Now, most of the definition is fine as it stands. Our objects are just the same as in \mathcal{C}, and our 1-morphisms are spans A\stackrel{f_l}{\leftarrow}X\stackrel{f_r}{\rightarrow}B. When I first (re)invented these things, I stopped at this level. I handled the associativity not with 2-morphisms, but with defining two spans A\stackrel{f_l}{\leftarrow}X\stackrel{f_r}{\rightarrow}B and A\stackrel{g_l}{\leftarrow}Y\stackrel{g_r}{\rightarrow}B to be equivalent if there was an isomorphism \alpha:X\rightarrow Y so that f_l=g_l\circ\alpha and f_r=g_r\circ\alpha. Then I said that the 1-morphisms were equivalence classes of spans, giving me a 1-category.

Now \mathcal{C} still sits inside this category I’ll call \mathbf{Span}_1(\mathcal{C}). Indeed, if we use the same inclusion as before, the only way two arrows of \mathcal{C} can be isomorphic in \mathbf{Span}(\mathcal{C}) (and thus equal in \mathbf{Span}_1(\mathcal{C})) is for them to be equal already in \mathcal{C}.

But we want to pay attention to those 2-morphisms, and that’s where things start to get interesting. See, those arrows \alpha:X\rightarrow Y are nice as 2-morphisms, but they’re not very.. “spanny”. Instead, let’s define a 2-morphism from A\stackrel{f_l}{\leftarrow}X\stackrel{f_r}{\rightarrow}B to A\stackrel{g_l}{\leftarrow}Y\stackrel{g_r}{\rightarrow}B to be itself a span X\stackrel{\alpha_l}{\leftarrow}M\stackrel{\alpha_r}{\rightarrow}Y satisfying f_l\circ\alpha_l=g_l\circ\alpha_r and f_r\circ\alpha_l=g_r\circ\alpha_r. Here’s the picture:
The New Definition of a 2-morphism

Now, we handle the associativity at the 2-morphism level by cutting off the same way we did in \mathbf{Span}_1(\mathcal{C}) and say that a 2-morphism is really an equivalence class of spans. This makes the vertical composition of 2-morphisms just the same pullback construction as for the composition of 1-morphisms.

The horizontal composition of these 2-morphisms gets tricky. Here’s another picture:
Composition of 2-Morphisms
Here we have our two 2-morphisms and we’ve already pulled back to get the 1-morphisms for the source and target of the composition. We write \alpha:M\rightarrow A' for the composite f_r\circ\alpha_l=g_r\circ\alpha_r, and similarly \alpha' on the other side.

Now we can pull back the diagram M\stackrel{\alpha}{\rightarrow}A'\stackrel{\alpha'}{\leftarrow}M' to get an object M'' with arrows to M and M'. If we follow these arrows, then up to X and X' (respectively) the universal property of X'' gives us a unique arrow from M'' to X''. Similarly, we have a unique arrow from M'' to Y''. These arrows make the required squares commute, and so define a span from X'' to Y'' which is our composite 2-morphism.
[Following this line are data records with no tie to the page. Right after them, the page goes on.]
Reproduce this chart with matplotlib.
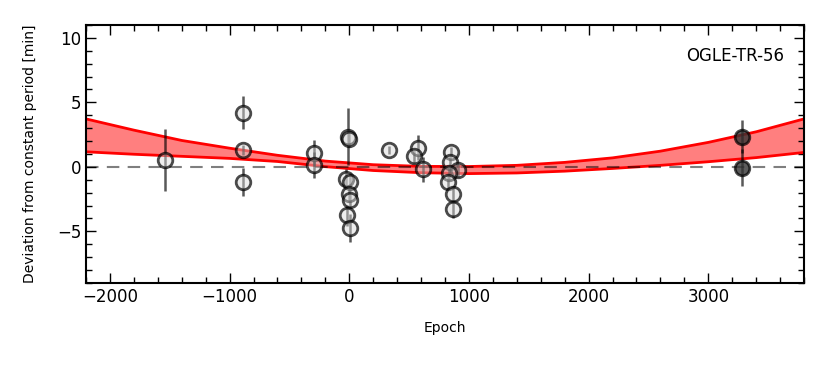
import numpy as np
import matplotlib
matplotlib.use('Agg')
import matplotlib.pyplot as plt
from matplotlib.ticker import MultipleLocator

#%% Data
epoch = [-1537, -891, -891, -891, -292, -292,
         -8, 0, -28, 6, 0, 2, -19, 6,
         334, 571, 543, 612,
         850, 841, 905, 835, 821, 869, 869]
dev = [0.52, 4.20, 1.30, -1.15, 1.05, 0.15,
       2.34, 2.13, -0.90, -1.17, -2.10, -2.60, -3.76, -4.72,
       1.30, 1.50, 0.83, -0.20,
       1.17, 0.39, -0.26, -0.51, -1.17, -2.07, -3.24]
err = [2.4, 1.3, 0.4, 1.1, 1.0, 1.0,
       2.2, 0.6, 0.7, 0.7, 0.6, 0.6, 0.8, 1.1,
       0.3, 1.0, 0.5, 1.0,
       0.4, 0.5, 0.5, 0.5, 0.6, 0.6, 0.7]

# latest epoch (dark points)
epoch_new = [3286, 3286]
dev_new = [2.34, -0.05]
err_new = [1.3, 1.45]

# quadratic ephemeris band (edges)
band_epoch = [-2200, -1800, -1400, -1000, -600, -200, 200, 600, 1000,
              1400, 1800, 2200, 2600, 3000, 3400, 3800]
band_upper = [3.72, 2.85, 2.05, 1.45, 0.90, 0.45, 0.17, 0.04, 0.03,
              0.12, 0.35, 0.70, 1.22, 1.90, 2.72, 3.72]
band_lower = [1.17, 0.98, 0.82, 0.66, 0.42, 0.02, -0.28, -0.45, -0.52,
              -0.47, -0.33, -0.12, 0.12, 0.40, 0.72, 1.12]

#%% Plot
fig = plt.figure(figsize=(8.3, 3.66), dpi=100)
ax = fig.add_axes([86/830, 1-283/366, 718/830, 258/366])

ax.fill_between(band_epoch, band_lower, band_upper, color='red', alpha=0.5, lw=0, zorder=1)
ax.plot(band_epoch, band_upper, color='red', lw=2, zorder=2)
ax.plot(band_epoch, band_lower, color='red', lw=2, zorder=2)
ax.axhline(0, color='k', alpha=0.5, ls=(0, (6, 4)), lw=1.5, zorder=3)

ax.errorbar(epoch, dev, yerr=err, fmt='o', ms=10.5, mfc=(0.85, 0.85, 0.85, 0.45),
            mec=(0, 0, 0, 0.7), mew=2, ecolor=(0, 0, 0, 0.65), elinewidth=1.8,
            capsize=0, zorder=4)
ax.errorbar(epoch_new, dev_new, yerr=err_new, fmt='o', ms=10.5, mfc=(0.2, 0.2, 0.2, 0.8),
            mec=(0, 0, 0, 0.7), mew=2, ecolor=(0, 0, 0, 0.65), elinewidth=1.8,
            capsize=0, zorder=4)

ax.set_xlim(-2200, 3800)
ax.set_ylim(-9, 11)
ax.xaxis.set_major_locator(MultipleLocator(1000))
ax.xaxis.set_minor_locator(MultipleLocator(200))
ax.yaxis.set_major_locator(MultipleLocator(5))
ax.yaxis.set_minor_locator(MultipleLocator(1))
ax.tick_params(which='both', direction='in', top=True, right=True, labelsize=12, width=1)
ax.tick_params(which='major', length=7)
ax.tick_params(which='minor', length=4)
for s in ax.spines.values():
    s.set_linewidth(1.5)

ax.set_xlabel('Epoch', fontsize=10, labelpad=11)
ax.set_ylabel('Deviation from constant period [min]', fontsize=10, labelpad=14)
ax.text(0.972, 0.878, 'OGLE-TR-56', transform=ax.transAxes, ha='right', va='center', fontsize=12)

fig.savefig('out.png', dpi=100)
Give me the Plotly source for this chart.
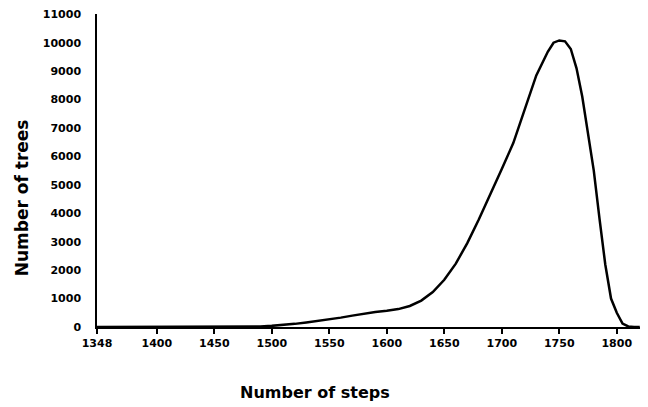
import plotly.graph_objects as go

# Number of steps (x) and number of trees (y)
steps = [1348, 1360, 1370, 1380, 1390, 1400, 1410, 1420, 1430, 1440, 1450, 1460, 1470,
         1480, 1490, 1500, 1510, 1520, 1530, 1540, 1550, 1560, 1570, 1580, 1590, 1600,
         1610, 1620, 1630, 1640, 1650, 1660, 1670, 1680, 1690, 1700, 1710, 1720, 1730,
         1740, 1745, 1750, 1755, 1760, 1765, 1770, 1775, 1780, 1785, 1790, 1795, 1800,
         1805, 1810, 1815, 1820]
trees = [0, 0, 0, 0, 0, 0, 0, 0, 0, 0, 5, 5, 10,
         15, 20, 40, 70, 110, 160, 210, 260, 330, 400, 470, 530, 570,
         630, 740, 930, 1230, 1660, 2230, 2950, 3780, 4650, 5560, 6470, 7640, 8850,
         9680, 10000, 10080, 10050, 9780, 9100, 8100, 6850, 5500, 3800, 2200, 1000, 500,
         120, 20, 0, 0]

x_tickvals = [1348, 1400, 1450, 1500, 1550, 1600, 1650, 1700, 1750, 1800]
x_ticktext = ["1348", "1400", "1450", "1500", "1550", "1600", "1650", "1700", "1750", "1800"]
y_tickvals = [0, 1000, 2000, 3000, 4000, 5000, 6000, 7000, 8000, 9000, 10000, 11000]
y_ticktext = [str(v) for v in y_tickvals]

x_title = "Number of steps"
y_title = "Number of trees"

fig = go.Figure()
fig.add_trace(go.Scatter(x=steps, y=trees, mode="lines",
                         line=dict(color="black", width=2.5), showlegend=False))

tickfont = dict(family="DejaVu Sans", size=11, color="black", weight="bold")

fig.update_layout(
    width=648, height=407,
    margin=dict(l=89, r=13, t=6, b=88, autoexpand=False),
    paper_bgcolor="white", plot_bgcolor="white",
    xaxis=dict(range=[1348, 1822.8], tickvals=x_tickvals, ticktext=x_ticktext,
               showgrid=False, zeroline=False, showline=True, linecolor="black",
               linewidth=1.5, ticks="outside", ticklen=5, tickcolor="black",
               tickwidth=1.5, tickfont=tickfont, ticklabelstandoff=0, automargin=False),
    yaxis=dict(range=[0, 11010], tickvals=y_tickvals, ticktext=y_ticktext,
               showgrid=False, zeroline=False, showline=True, linecolor="black",
               linewidth=1.5, ticks="", tickfont=tickfont, ticklabelstandoff=12,
               ticklabeloverflow="allow", automargin=False),
    annotations=[
        dict(text=x_title, xref="paper", yref="paper", x=0.40, y=-0.208,
             showarrow=False, xanchor="center", yanchor="middle",
             font=dict(family="DejaVu Sans", size=16, color="black", weight="bold")),
        dict(text=y_title, xref="paper", yref="paper", x=-0.137, y=0.412,
             showarrow=False, xanchor="center", yanchor="middle", textangle=-90,
             font=dict(family="DejaVu Sans", size=17, color="black", weight="bold")),
    ],
)

fig.write_html("out.html")
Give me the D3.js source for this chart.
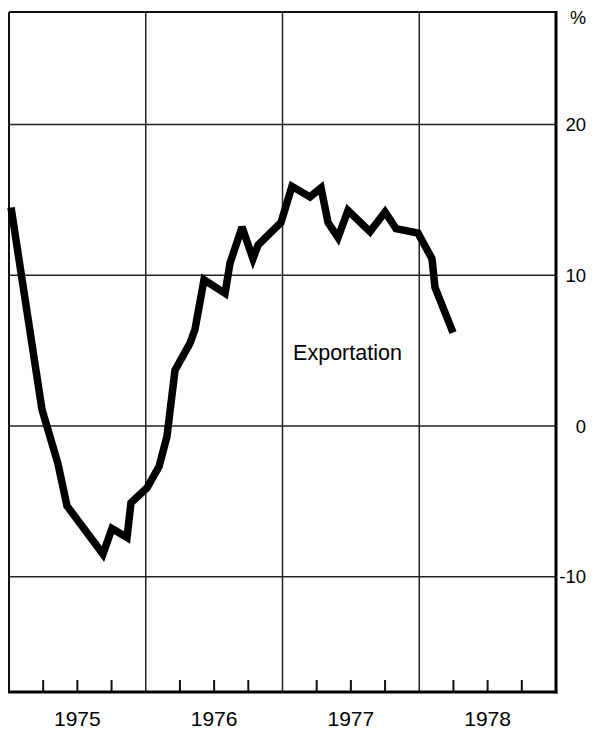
<!DOCTYPE html>
<html>
<head>
<meta charset="utf-8">
<script src="https://cdn.jsdelivr.net/npm/d3@7"></script>
<style>
  html, body { margin: 0; padding: 0; background: #fff; }
  svg { display: block; }
  text { font-family: "Liberation Sans", Arial, Helvetica, sans-serif; fill: #000; }
</style>
</head>
<body>
<script>
// ---- data ----
const dates = [1975.015, 1975.241, 1975.358, 1975.424, 1975.687, 1975.753, 1975.863, 1975.892,
  1976.009, 1976.097, 1976.155, 1976.214, 1976.324, 1976.360, 1976.426, 1976.580, 1976.616,
  1976.704, 1976.784, 1976.821, 1976.989, 1977.069, 1977.201, 1977.282, 1977.333, 1977.406,
  1977.479, 1977.640, 1977.750, 1977.830, 1977.991, 1978.093, 1978.115, 1978.247];
const exportation = [14.5, 1.1, -2.5, -5.3, -8.5, -6.8, -7.4, -5.1,
  -4.1, -2.7, -0.7, 3.7, 5.5, 6.4, 9.7, 8.8, 10.8,
  13.2, 11.1, 12.0, 13.5, 15.9, 15.2, 15.8, 13.5, 12.5,
  14.3, 12.9, 14.2, 13.1, 12.8, 11.1, 9.2, 6.2];
const yearLabels = ["1975", "1976", "1977", "1978"];
const yTicks = [-10, 0, 10, 20];
const seriesLabel = "Exportation";
const unitLabel = "%";

// ---- layout ----
const W = 604, H = 729;
const mLeft = 9, mRight = 556, mTop = 12, mBottom = 692;

const svg = d3.select("body").append("svg").attr("width", W).attr("height", H);

const x = d3.scaleLinear().domain([1975, 1979]).range([mLeft, mRight]);
const y = d3.scaleLinear().domain([-17.65, 27.47]).range([mBottom, mTop]);

// horizontal gridlines
svg.append("g").selectAll("line").data(yTicks).join("line")
  .attr("x1", mLeft).attr("x2", mRight)
  .attr("y1", d => y(d)).attr("y2", d => y(d))
  .attr("stroke", "#222").attr("stroke-width", 1.5);

// vertical year lines
const yearBounds = [1976, 1977, 1978];
svg.append("g").selectAll("line").data(yearBounds).join("line")
  .attr("x1", d => x(d)).attr("x2", d => x(d))
  .attr("y1", mTop).attr("y2", mBottom)
  .attr("stroke", "#222").attr("stroke-width", 1.5);

// quarter ticks at bottom
const quarters = [];
for (let yr = 1975; yr < 1979; yr++) for (let q = 1; q < 4; q++) quarters.push(yr + q / 4);
svg.append("g").selectAll("line").data(quarters).join("line")
  .attr("x1", d => x(d)).attr("x2", d => x(d))
  .attr("y1", mBottom - 12).attr("y2", mBottom)
  .attr("stroke", "#111").attr("stroke-width", 2);

// frame
svg.append("line").attr("x1", mLeft).attr("x2", mRight).attr("y1", mTop).attr("y2", mTop)
  .attr("stroke", "#111").attr("stroke-width", 2);
svg.append("line").attr("x1", mLeft).attr("x2", mLeft).attr("y1", mTop).attr("y2", mBottom)
  .attr("stroke", "#111").attr("stroke-width", 2);
svg.append("line").attr("x1", mRight).attr("x2", mRight).attr("y1", mTop - 1).attr("y2", mBottom + 1.5)
  .attr("stroke", "#000").attr("stroke-width", 3);
svg.append("line").attr("x1", mLeft - 1).attr("x2", mRight + 1.5).attr("y1", mBottom).attr("y2", mBottom)
  .attr("stroke", "#000").attr("stroke-width", 3);

// y labels (right side)
svg.append("g").selectAll("text").data(yTicks).join("text")
  .attr("x", 586).attr("y", d => y(d))
  .attr("dy", "0.36em")
  .attr("text-anchor", "end")
  .attr("font-size", 18.5)
  .text(d => d);

svg.append("text").attr("x", 578).attr("y", 18).attr("dy", "0.36em")
  .attr("text-anchor", "middle").attr("font-size", 18).text(unitLabel);

// year labels
svg.append("g").selectAll("text").data(yearLabels).join("text")
  .attr("x", (d, i) => x(1975 + i + 0.5))
  .attr("y", 718).attr("dy", "0.36em")
  .attr("text-anchor", "middle")
  .attr("font-size", 21)
  .text(d => d);

// series line
const pts = dates.map((d, i) => [d, exportation[i]]);
svg.append("path")
  .datum(pts)
  .attr("fill", "none")
  .attr("stroke", "#000")
  .attr("stroke-width", 7.5)
  .attr("stroke-linejoin", "miter")
  .attr("stroke-miterlimit", 3)
  .attr("stroke-linecap", "butt")
  .attr("d", d3.line().x(d => x(d[0])).y(d => y(d[1])));

// series label
svg.append("text").attr("x", 347.5).attr("y", 352).attr("dy", "0.36em")
  .attr("text-anchor", "middle").attr("font-size", 21.5).text(seriesLabel);
</script>
</body>
</html>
When we compose two spans, again we only have associativity up to isomorphism. In \mathbf{Span}_1(\mathcal{C}), this becomes an equality, so we’re fine. In \mathbf{Span}(\mathcal{C}) we made this isomorphism a 2-morphism between the two composite spans. Now in \mathbf{Span}_2(\mathcal{C}) we can make this isomorphism into one leg of a span 2-morphism, and everything works out as before. The exchange identity for the two compositions of 2-morphisms also works out, but it’s even more complicated than the definition of horizontal composition.

Seriously, does anyone know of a tool that will render commutative diagrams in 3-D, like with Java or something? This is getting ridiculous.

Anyhow, I think now I can throw away the request that the monoidal structures on \mathcal{C} play nice with the pullbacks. Unfortunately, it’s getting a lot more complicated now and I have other real-world obligations I’ve got to attend to. So I think I’ll back-burner this discussion and move back to something old rather than spend too much time working this stuff out live as I have been doing.

October 15, 2007 - Posted by | Category theory


  1. It might be worth mentioning that a number of people appear to have been playing with this idea. Joshua Nichols-Barrer mentioned to me that he and Mike Schulman thought about this way of dealing with spans and spans-between-spans, and so on, to give an infinity-category of spans. I use something similar based on a cubical arrangement involving diagrams that look like products of two span diagrams (i.e. the source and target of the spans needn’t be the same, so you have spans at both ends as well as in the middle) – which itself is related to a similar construction in n dimensions which Marco Grandis has some papers about (actually cospans in that case). It seemed necessary to do this to get these things to represent cobordisms adequately. There are probably other examples I’m not aware of.

    The kind of arrangement you have here, with a common source and target for the two spans here, seems related to localization, which is used in derived categories (when we’re internal to a category of chain complexes). In that case, there is a special class of “quasi-isomorphisms” which have to appear on the left leg of the span – introducing spans as morphisms is like a way of introducing formal inverses for them, a-la localization in a ring.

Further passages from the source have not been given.